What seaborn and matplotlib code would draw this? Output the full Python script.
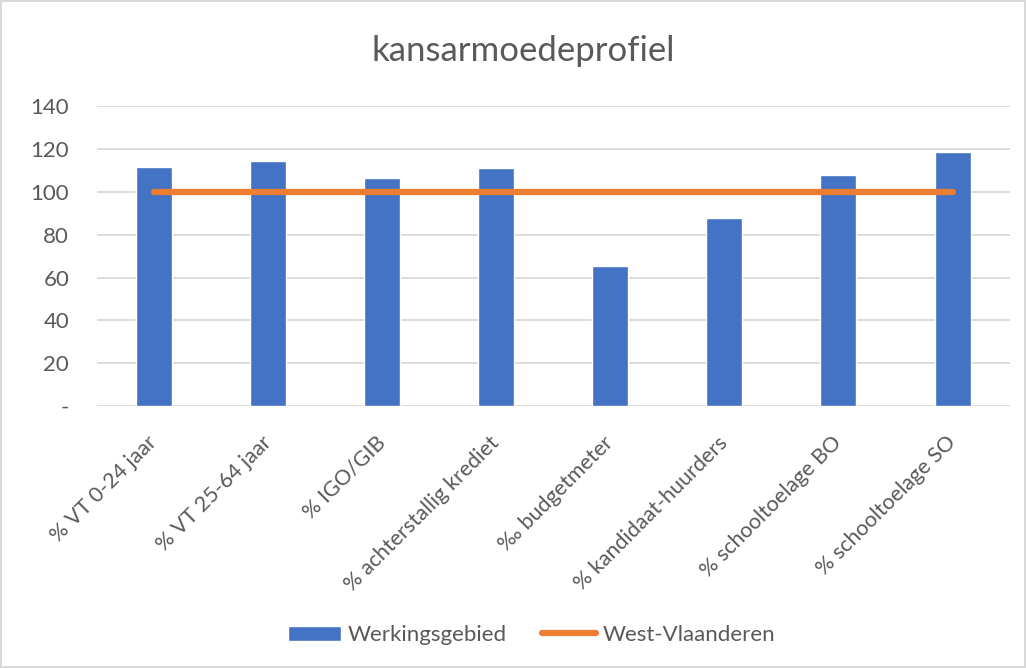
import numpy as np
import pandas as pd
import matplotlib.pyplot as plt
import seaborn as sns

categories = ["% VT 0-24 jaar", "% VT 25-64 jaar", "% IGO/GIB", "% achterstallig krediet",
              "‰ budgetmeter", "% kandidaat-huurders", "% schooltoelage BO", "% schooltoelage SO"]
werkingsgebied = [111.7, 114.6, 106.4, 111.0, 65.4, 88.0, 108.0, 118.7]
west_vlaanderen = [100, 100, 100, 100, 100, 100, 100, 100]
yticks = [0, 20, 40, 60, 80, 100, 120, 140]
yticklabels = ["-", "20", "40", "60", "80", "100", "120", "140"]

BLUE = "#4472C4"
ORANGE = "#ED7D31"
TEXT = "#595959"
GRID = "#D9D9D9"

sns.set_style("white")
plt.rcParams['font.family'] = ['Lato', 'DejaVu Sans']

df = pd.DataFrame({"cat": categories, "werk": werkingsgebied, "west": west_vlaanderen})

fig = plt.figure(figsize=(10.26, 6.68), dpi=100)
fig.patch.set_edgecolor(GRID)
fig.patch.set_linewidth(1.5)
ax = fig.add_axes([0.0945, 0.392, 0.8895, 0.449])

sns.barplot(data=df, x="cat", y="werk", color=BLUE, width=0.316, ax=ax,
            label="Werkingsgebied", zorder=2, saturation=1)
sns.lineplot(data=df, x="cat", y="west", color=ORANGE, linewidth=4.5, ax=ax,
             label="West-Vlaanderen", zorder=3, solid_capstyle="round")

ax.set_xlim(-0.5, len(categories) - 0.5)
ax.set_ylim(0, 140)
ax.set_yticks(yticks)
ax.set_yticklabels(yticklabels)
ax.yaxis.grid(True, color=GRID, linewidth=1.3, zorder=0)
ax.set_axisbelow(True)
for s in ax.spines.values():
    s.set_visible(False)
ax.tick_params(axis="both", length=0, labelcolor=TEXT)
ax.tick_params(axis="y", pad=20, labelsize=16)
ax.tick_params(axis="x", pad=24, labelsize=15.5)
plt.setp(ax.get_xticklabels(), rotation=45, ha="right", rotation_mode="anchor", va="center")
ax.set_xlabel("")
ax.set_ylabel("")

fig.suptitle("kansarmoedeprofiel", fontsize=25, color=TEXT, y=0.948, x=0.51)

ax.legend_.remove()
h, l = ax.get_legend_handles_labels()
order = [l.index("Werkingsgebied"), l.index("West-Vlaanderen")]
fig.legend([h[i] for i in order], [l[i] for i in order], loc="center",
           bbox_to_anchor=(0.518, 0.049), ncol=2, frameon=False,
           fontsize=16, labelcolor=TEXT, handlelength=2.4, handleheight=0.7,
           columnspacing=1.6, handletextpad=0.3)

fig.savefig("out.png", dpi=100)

PROBLEM REQUIREMENTS:
In the data above, please extract the lines from the first one through the line with "import seaborn as sns", exactly, and keep pictures out.

EXERCISE RESULT:
What seaborn and matplotlib code would draw this? Output the full Python script.
import numpy as np
import pandas as pd
import matplotlib.pyplot as plt
import seaborn as sns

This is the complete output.